Never ones to waste an armored vehicle, no matter how old, the Ukrainians have converted some of the 1960s-vintage T-62s into engineering vehicles and infantry fighting vehicles.

The ex-Russian T-62s that are left over seem to have cascaded to Ukraine’s territorial brigades. A photo that circulated online on Tuesday depicts a 41-ton, four-person T-62M in service with the 110th Territorial Defense Brigade.

The T-62 is old. Its armor is just 215 millimeters thick at its thickest. Ukraine’s standard T-64 tank has three times as much protection.

Also, the T-62’s 115-millimeter smoothbore gun is minimally-stabilized; its fire-controls are simple and, for most T-62 models, rely on active infrared sights for night-fighting. To illuminate a target, the crew must switch on an infrared spotlight that’s visible to enemy forces.
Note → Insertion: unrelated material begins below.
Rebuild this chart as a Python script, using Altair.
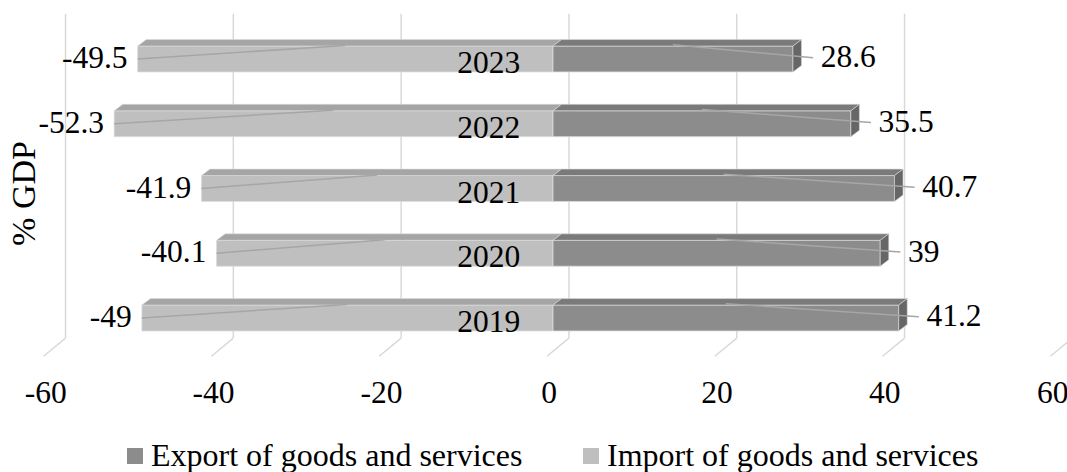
import altair as alt
import pandas as pd

# ---- data ----
years = [2019, 2020, 2021, 2022, 2023]
export_vals = [41.2, 39, 40.7, 35.5, 28.6]
import_vals = [-49, -40.1, -41.9, -52.3, -49.5]
ticks = [-60, -40, -20, 0, 20, 40, 60]
series_names = ["Export of goods and services", "Import of goods and services"]

# ---- styling / 3D geometry (in scale units) ----
FONT = "Liberation Serif"
FS = 31.5
HALF = 0.2        # half bar thickness (row units)
DX = 1.02         # depth shift in x units
DY = 0.10         # depth shift in row units
BACK = 1.9        # back wall shift in x units
FLOOR_FRONT = -0.72
FLOOR_Y_BACK = -0.31
FLOOR_Y_FRONT = -0.59
TOP_Y = 4.70

XDOM = [-65.91, 61.26]
YDOM = [-2.378, 4.911]
xs = alt.Scale(domain=XDOM, nice=False, zero=False)
ys = alt.Scale(domain=YDOM, nice=False, zero=False)

front_rows, top_rows, side_rows, lead_rows, lab_rows, year_rows = [], [], [], [], [], []
for i, (yr, ev, iv) in enumerate(zip(years, export_vals, import_vals)):
    year_rows.append({"i": i, "year": str(yr)})
    for name, v in ((series_names[0], ev), (series_names[1], iv)):
        key = f"{yr}-{name[:3]}"
        lo, hi = min(0, v), max(0, v)
        front_rows.append({"series": name, "x": lo, "x2": hi, "y": i - HALF, "y2": i + HALF})
        topc = "#7a7a7a" if name == series_names[0] else "#a5a5a5"
        top_rows.append({"key": key, "ser": name[:3], "fill": topc, "y": i + HALF, "x": lo, "x2": hi})
        top_rows.append({"key": key, "ser": name[:3], "fill": topc, "y": i + HALF + DY, "x": lo + DX, "x2": hi + DX})
        if v > 0:
            side_rows.append({"key": key, "x": v, "y": i - HALF, "y2": i + HALF})
            side_rows.append({"key": key, "x": v + DX, "y": i - HALF + DY, "y2": i + HALF + DY})
            lead_rows.append({"x": v / 2, "y": i + HALF + 0.02, "x2": v + 2.4, "y2": i + 0.02})
            lab_rows.append({"x": v + 3.3, "y": i + 0.01, "t": f"{v:g}", "al": "left"})
        else:
            lead_rows.append({"x": v, "y": i, "x2": v / 2, "y2": i + HALF + 0.01})
            lab_rows.append({"x": v - 1.2, "y": i, "t": f"{v:g}", "al": "right"})

front = pd.DataFrame(front_rows)
tops = pd.DataFrame(top_rows)
sides = pd.DataFrame(side_rows)
leads = pd.DataFrame(lead_rows)
labs = pd.DataFrame(lab_rows)
yrs = pd.DataFrame(year_rows)
grid = pd.DataFrame({"t": ticks})
grid["xb"] = grid["t"] + BACK
grid["xf"] = grid["t"] + FLOOR_FRONT
grid["yb"] = FLOOR_Y_BACK
grid["yf"] = FLOOR_Y_FRONT
grid["ytop"] = TOP_Y
grid["lx"] = grid["t"] - 0.45
grid["ly"] = -1.17
grid["lab"] = grid["t"].astype(str)

GRID_C = "#d9d9d9"

gridv = alt.Chart(grid).mark_rule(color=GRID_C, strokeWidth=1.5).encode(
    x=alt.X("xb:Q", scale=xs, axis=None),
    y=alt.Y("yb:Q", scale=ys, axis=alt.Axis(title="% GDP", labels=False, ticks=False, domain=False, grid=False,
                                            titleFont=FONT, titleFontSize=34, titleFontWeight="normal",
                                            titleColor="black", titleAngle=270, titleX=24, titleY=193,
                                            titleAlign="center", titleBaseline="middle")),
    y2="ytop:Q",
)
gridd = alt.Chart(grid).mark_rule(color=GRID_C, strokeWidth=1.5).encode(
    x=alt.X("xb:Q", scale=xs), x2="xf:Q", y=alt.Y("yb:Q", scale=ys), y2="yf:Q"
)
ticklab = alt.Chart(grid).mark_text(font=FONT, fontSize=FS, color="black", baseline="middle", align="center").encode(
    x=alt.X("lx:Q", scale=xs), y=alt.Y("ly:Q", scale=ys), text="lab:N"
)

color_scale = alt.Scale(domain=series_names, range=["#8c8c8c", "#bfbfbf"])
imp_front = alt.Chart(front[front.series == series_names[1]]).mark_rect(stroke="#dcdcdc", strokeWidth=0.8).encode(
    x=alt.X("x:Q", scale=xs), x2="x2:Q", y=alt.Y("y:Q", scale=ys), y2="y2:Q",
    color=alt.Color("series:N", scale=color_scale,
                    legend=alt.Legend(title=None, orient="none", direction="horizontal", columns=2,
                                      legendX=119, legendY=440, symbolType="square", symbolSize=256,
                                      symbolStrokeWidth=0, labelFont=FONT, labelFontSize=32,
                                      labelColor="black", labelLimit=600, labelOffset=0,
                                      columnPadding=52, padding=0)),
)
exp_front = alt.Chart(front[front.series == series_names[0]]).mark_rect(stroke="#dcdcdc", strokeWidth=0.8).encode(
    x=alt.X("x:Q", scale=xs), x2="x2:Q", y=alt.Y("y:Q", scale=ys), y2="y2:Q",
    color=alt.Color("series:N", scale=color_scale),
)
imp_top = alt.Chart(tops[tops.ser == "Imp"]).mark_area(orient="horizontal", stroke="#dcdcdc", strokeWidth=0.6).encode(
    y=alt.Y("y:Q", scale=ys), x=alt.X("x:Q", scale=xs), x2="x2:Q",
    fill=alt.Fill("fill:N", scale=None), detail="key:N",
)
exp_top = alt.Chart(tops[tops.ser == "Exp"]).mark_area(orient="horizontal", stroke="#dcdcdc", strokeWidth=0.6).encode(
    y=alt.Y("y:Q", scale=ys), x=alt.X("x:Q", scale=xs), x2="x2:Q",
    fill=alt.Fill("fill:N", scale=None), detail="key:N",
)
exp_side = alt.Chart(sides).mark_area(orient="vertical", color="#666666", stroke="#dcdcdc", strokeWidth=0.6).encode(
    x=alt.X("x:Q", scale=xs), y=alt.Y("y:Q", scale=ys), y2="y2:Q", detail="key:N",
)
leaders = alt.Chart(leads).mark_rule(color="#a6a6a6", strokeWidth=1.5).encode(
    x=alt.X("x:Q", scale=xs), x2="x2:Q", y=alt.Y("y:Q", scale=ys), y2="y2:Q"
)
lab_l = alt.Chart(labs[labs.al == "left"]).mark_text(font=FONT, fontSize=FS, color="black", align="left", baseline="middle").encode(
    x=alt.X("x:Q", scale=xs), y=alt.Y("y:Q", scale=ys), text="t:N"
)
lab_r = alt.Chart(labs[labs.al == "right"]).mark_text(font=FONT, fontSize=FS, color="black", align="right", baseline="middle").encode(
    x=alt.X("x:Q", scale=xs), y=alt.Y("y:Q", scale=ys), text="t:N"
)
yrs["x"] = -3.9
yrs["yy"] = yrs["i"] - 0.08
yearlab = alt.Chart(yrs).mark_text(font=FONT, fontSize=FS, color="black", align="right", baseline="middle").encode(
    x=alt.X("x:Q", scale=xs), y=alt.Y("yy:Q", scale=ys), text="year:N"
)

chart = alt.layer(
    gridv, gridd, ticklab, imp_front, imp_top, exp_front, exp_top, exp_side, leaders, lab_l, lab_r, yearlab
).properties(
    width=1067, height=472, autosize=alt.AutoSizeParams(type="none"), padding=0, background="white"
).configure_view(stroke=None)

chart.save("out.html", embed_options={"renderer": "svg", "actions": False})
It’s not for no reason that, after reactivating hundreds of old T-62s starting in the summer of 2022, the Russian army mostly assigned them to second-line reserve battalions—and those battalions mostly assigned the tanks to fire-support missions miles behind the front line.

That is, the tanks function as do-it-yourself howitzers by super-elevating their guns and blasting away, inaccurately, at Ukrainian positions.

But for all its flaws as a tank, the T-62 is better than no tank at all. Which is why the 110th Territorial Brigade would happily add captured Russian T-62s to its order of battle.

Ukraine’s roughly 30 Territorial Defense Forces brigades are equivalent to U.S. Army National Guard brigades in that their 2,000 or so troops are a mix of aging veterans and mobilized civilians with less training than a full-time soldier might get.

Unlike USARNG brigades, which tend to be heavily armed with tanks, fighting vehicles and artillery, TDF brigades generally are lightly equipped.

Their lack of heavy armor has gotten the territorials in trouble in the current wider war. “From mid-April 2022, the deployment of the TDF was affected by a number of changes in Russian and Ukrainian tactics as the epicenter of the fighting shifted to eastern Ukraine,” Mykola Bielieskov wrote in a May analysis for the Royal United Services Institute in London.

“Russia switched to a strategy of artillery-supported advances instead of trying to overwhelm Ukrainian positions with armor moving on major roads. The fighting became more non-contact in character, with artillery duels being the decisive factor instead of the emphasis on contact warfare seen in the first month of the invasion.”

“Under these conditions, it was more difficult for TDF formations—armed at best with anti-tank guided missiles and grenade launchers—to effectively confront Russian forces,” Bielieskov concluded.

The territorials need heavier weaponry. But the Ukrainian defense ministry has struggled to generate enough modern tanks, fighting vehicles and artillery to equip its rapidly growing active army, air-assault forces and marine corps—to say nothing of equipping dozens of TDF brigades.

So it should come as no surprise that Kyiv is giving the TDF captured ex-Russian T-62s. They’re lightly protected and their fire-controls are crude, but they’re better than nothing.

It also should come as no surprise that the 110th Territorial Brigade was at the front of the line for T-62s. The 110th is one of the most experienced and effective TDF brigades. It has fought in some of the most bitter battles in southern and eastern Ukraine. Bielieskov described the 100th territorials’ performance as “quite impressive given the conditions they faced.”

With tanks, the brigade should be able to stand and fight in conditions where, before, it might have to retreat. Even if those tanks are 60-year-old Russian leftovers.